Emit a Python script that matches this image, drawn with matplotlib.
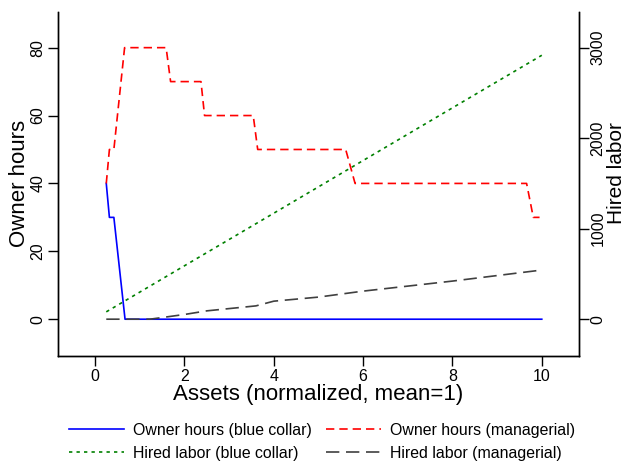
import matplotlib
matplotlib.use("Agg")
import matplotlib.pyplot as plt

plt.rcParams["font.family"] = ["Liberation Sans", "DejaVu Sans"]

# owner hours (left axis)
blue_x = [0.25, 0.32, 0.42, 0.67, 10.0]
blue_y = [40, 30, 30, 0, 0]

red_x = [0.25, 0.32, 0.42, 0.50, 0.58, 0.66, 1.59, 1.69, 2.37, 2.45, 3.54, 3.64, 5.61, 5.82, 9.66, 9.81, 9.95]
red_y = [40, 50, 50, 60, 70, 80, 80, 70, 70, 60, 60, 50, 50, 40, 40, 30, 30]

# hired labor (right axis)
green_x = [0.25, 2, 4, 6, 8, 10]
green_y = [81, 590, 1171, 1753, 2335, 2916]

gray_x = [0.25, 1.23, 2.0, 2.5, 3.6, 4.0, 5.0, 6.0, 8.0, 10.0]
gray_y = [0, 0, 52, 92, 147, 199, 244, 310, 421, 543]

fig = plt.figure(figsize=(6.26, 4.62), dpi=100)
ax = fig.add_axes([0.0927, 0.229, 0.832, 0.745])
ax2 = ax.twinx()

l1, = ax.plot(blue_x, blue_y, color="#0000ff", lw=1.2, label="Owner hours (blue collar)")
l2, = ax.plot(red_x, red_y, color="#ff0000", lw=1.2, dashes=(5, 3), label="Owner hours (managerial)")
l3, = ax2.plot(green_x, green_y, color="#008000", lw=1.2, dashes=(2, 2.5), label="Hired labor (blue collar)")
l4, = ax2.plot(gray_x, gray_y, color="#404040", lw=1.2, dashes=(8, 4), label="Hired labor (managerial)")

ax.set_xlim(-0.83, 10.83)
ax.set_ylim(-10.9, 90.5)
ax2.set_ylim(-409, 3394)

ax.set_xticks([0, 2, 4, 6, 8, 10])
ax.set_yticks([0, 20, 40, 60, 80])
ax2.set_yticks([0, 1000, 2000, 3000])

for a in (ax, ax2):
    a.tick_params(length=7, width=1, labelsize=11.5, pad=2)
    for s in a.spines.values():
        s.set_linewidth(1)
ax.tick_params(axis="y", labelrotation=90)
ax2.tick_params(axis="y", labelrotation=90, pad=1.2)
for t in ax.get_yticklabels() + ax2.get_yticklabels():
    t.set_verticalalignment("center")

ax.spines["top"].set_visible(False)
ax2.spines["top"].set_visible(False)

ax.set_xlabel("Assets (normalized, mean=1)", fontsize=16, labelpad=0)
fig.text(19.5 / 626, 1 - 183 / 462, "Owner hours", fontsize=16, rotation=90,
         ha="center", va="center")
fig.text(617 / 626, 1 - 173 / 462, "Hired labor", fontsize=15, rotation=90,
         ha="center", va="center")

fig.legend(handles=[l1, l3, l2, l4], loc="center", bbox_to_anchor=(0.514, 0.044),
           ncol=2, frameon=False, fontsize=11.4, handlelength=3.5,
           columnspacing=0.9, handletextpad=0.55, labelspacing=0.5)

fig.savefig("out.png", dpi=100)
*-*-*
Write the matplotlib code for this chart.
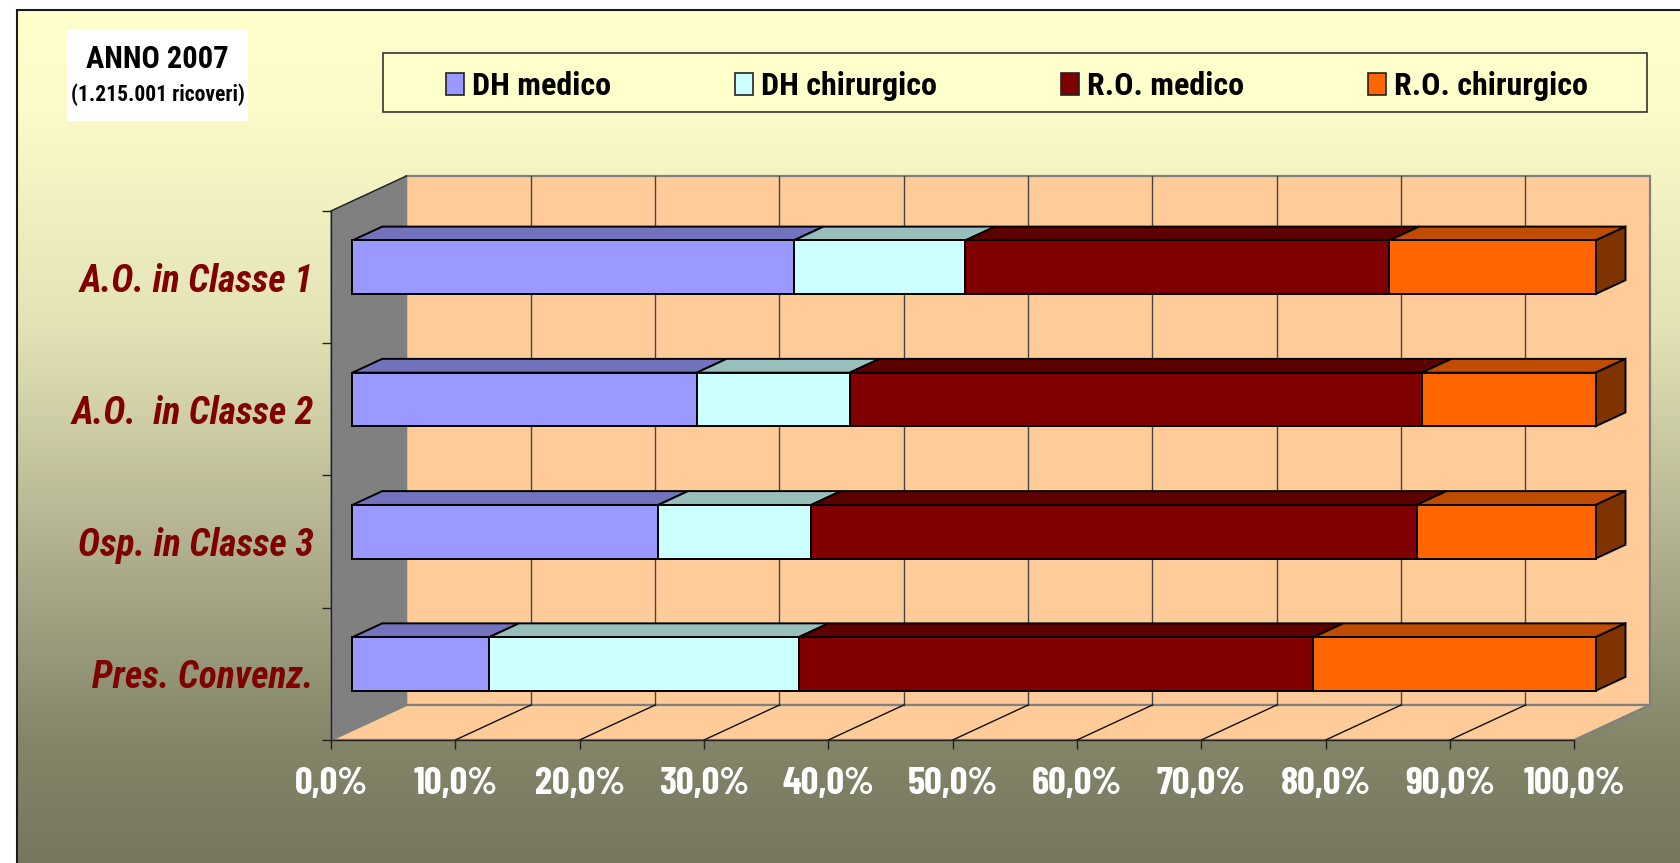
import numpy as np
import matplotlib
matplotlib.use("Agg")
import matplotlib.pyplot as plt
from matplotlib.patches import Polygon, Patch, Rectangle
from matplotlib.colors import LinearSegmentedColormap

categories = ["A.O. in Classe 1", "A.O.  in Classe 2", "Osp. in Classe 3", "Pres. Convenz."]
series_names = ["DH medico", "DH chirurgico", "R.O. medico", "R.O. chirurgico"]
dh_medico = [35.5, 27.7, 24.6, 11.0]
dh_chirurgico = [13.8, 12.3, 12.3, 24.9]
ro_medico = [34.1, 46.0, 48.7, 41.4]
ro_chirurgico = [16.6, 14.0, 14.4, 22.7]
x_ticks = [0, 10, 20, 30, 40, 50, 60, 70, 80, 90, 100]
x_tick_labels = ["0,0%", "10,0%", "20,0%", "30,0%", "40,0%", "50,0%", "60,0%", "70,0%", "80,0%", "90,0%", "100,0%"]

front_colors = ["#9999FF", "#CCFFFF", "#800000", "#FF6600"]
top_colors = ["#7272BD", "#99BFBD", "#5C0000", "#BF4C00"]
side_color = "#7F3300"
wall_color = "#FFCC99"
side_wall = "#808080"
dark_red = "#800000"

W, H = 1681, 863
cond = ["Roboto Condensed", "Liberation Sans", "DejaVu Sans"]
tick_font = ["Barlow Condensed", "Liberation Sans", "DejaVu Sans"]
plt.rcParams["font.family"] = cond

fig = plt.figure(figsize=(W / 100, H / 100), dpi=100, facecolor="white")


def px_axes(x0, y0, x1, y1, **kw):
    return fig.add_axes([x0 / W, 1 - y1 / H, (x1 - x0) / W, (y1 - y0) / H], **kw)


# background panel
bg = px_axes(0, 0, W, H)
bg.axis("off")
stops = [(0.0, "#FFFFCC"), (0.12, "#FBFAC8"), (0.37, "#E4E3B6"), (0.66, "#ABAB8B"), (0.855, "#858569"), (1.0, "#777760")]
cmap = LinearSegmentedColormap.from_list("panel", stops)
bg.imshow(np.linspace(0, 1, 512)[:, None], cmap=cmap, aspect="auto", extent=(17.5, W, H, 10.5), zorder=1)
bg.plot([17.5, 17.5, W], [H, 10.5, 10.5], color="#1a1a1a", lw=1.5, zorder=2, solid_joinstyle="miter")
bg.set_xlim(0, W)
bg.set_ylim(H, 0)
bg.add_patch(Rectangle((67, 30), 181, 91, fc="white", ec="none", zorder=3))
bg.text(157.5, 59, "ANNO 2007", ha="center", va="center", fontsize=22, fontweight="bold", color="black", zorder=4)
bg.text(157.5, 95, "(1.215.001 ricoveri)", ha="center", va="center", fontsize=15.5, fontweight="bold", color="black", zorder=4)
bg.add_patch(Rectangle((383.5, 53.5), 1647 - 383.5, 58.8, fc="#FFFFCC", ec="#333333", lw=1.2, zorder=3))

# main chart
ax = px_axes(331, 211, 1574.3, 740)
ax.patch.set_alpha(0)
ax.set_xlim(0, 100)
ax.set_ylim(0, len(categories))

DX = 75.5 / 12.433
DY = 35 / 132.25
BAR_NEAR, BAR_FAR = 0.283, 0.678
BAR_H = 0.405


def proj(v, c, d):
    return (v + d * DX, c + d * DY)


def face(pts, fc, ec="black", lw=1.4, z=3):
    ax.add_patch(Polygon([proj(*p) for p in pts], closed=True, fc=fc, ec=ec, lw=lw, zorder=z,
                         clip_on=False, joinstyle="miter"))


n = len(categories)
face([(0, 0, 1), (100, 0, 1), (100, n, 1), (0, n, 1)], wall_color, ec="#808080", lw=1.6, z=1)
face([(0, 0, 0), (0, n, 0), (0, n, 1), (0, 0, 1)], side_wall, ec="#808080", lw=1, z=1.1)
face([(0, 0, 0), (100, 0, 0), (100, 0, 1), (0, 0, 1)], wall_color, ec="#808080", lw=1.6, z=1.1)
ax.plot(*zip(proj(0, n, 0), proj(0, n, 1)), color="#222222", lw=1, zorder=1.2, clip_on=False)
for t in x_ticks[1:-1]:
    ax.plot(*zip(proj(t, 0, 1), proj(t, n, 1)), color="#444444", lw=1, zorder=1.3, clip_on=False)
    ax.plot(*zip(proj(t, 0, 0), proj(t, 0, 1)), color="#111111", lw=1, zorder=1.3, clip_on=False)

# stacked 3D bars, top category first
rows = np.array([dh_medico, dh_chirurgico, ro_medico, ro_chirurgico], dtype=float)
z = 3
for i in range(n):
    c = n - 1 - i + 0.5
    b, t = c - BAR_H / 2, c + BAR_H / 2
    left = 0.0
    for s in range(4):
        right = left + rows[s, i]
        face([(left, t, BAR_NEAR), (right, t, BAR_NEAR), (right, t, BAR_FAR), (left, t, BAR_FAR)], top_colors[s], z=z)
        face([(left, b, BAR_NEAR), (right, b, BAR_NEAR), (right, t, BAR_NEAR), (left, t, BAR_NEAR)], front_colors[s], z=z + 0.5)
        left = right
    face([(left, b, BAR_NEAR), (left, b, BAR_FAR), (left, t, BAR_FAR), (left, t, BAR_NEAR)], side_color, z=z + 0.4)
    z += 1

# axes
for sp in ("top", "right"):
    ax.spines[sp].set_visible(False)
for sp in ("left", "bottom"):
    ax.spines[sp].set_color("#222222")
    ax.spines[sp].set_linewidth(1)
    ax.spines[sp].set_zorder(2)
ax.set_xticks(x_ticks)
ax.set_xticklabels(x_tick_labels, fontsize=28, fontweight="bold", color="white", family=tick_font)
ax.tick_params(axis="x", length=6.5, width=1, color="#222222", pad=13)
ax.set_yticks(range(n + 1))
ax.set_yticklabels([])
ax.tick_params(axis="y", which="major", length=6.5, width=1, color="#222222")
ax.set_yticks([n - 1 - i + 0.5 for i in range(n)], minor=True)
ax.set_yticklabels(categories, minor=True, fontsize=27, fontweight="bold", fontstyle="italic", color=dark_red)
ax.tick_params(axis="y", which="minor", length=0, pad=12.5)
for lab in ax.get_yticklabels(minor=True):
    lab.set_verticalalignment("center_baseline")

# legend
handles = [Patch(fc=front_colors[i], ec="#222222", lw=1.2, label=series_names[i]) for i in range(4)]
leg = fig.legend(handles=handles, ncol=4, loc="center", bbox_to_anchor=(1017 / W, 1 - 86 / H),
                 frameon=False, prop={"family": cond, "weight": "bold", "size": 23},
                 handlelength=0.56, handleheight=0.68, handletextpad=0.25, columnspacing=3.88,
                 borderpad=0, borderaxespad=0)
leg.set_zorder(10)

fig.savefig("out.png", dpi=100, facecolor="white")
*-*-*
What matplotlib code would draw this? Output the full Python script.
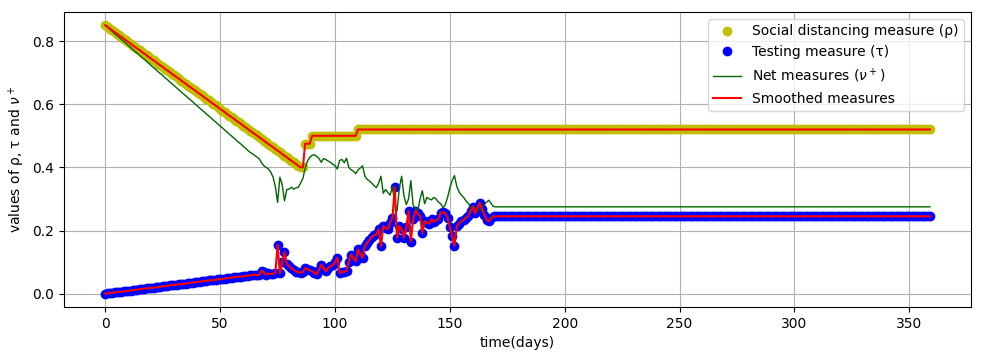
*-*-*
### Task brief
The first line to give again is the one with "Emit a Python", and the last is the one with "40, 30, 30]". Repeat them and everything between exactly, minus the pictures.

### Problem solution
Emit a Python script that matches this image, drawn with matplotlib.
import matplotlib
matplotlib.use("Agg")
import matplotlib.pyplot as plt

plt.rcParams["font.family"] = ["Liberation Sans", "DejaVu Sans"]

# owner hours (left axis)
blue_x = [0.25, 0.32, 0.42, 0.67, 10.0]
blue_y = [40, 30, 30, 0, 0]

red_x = [0.25, 0.32, 0.42, 0.50, 0.58, 0.66, 1.59, 1.69, 2.37, 2.45, 3.54, 3.64, 5.61, 5.82, 9.66, 9.81, 9.95]
red_y = [40, 50, 50, 60, 70, 80, 80, 70, 70, 60, 60, 50, 50, 40, 40, 30, 30]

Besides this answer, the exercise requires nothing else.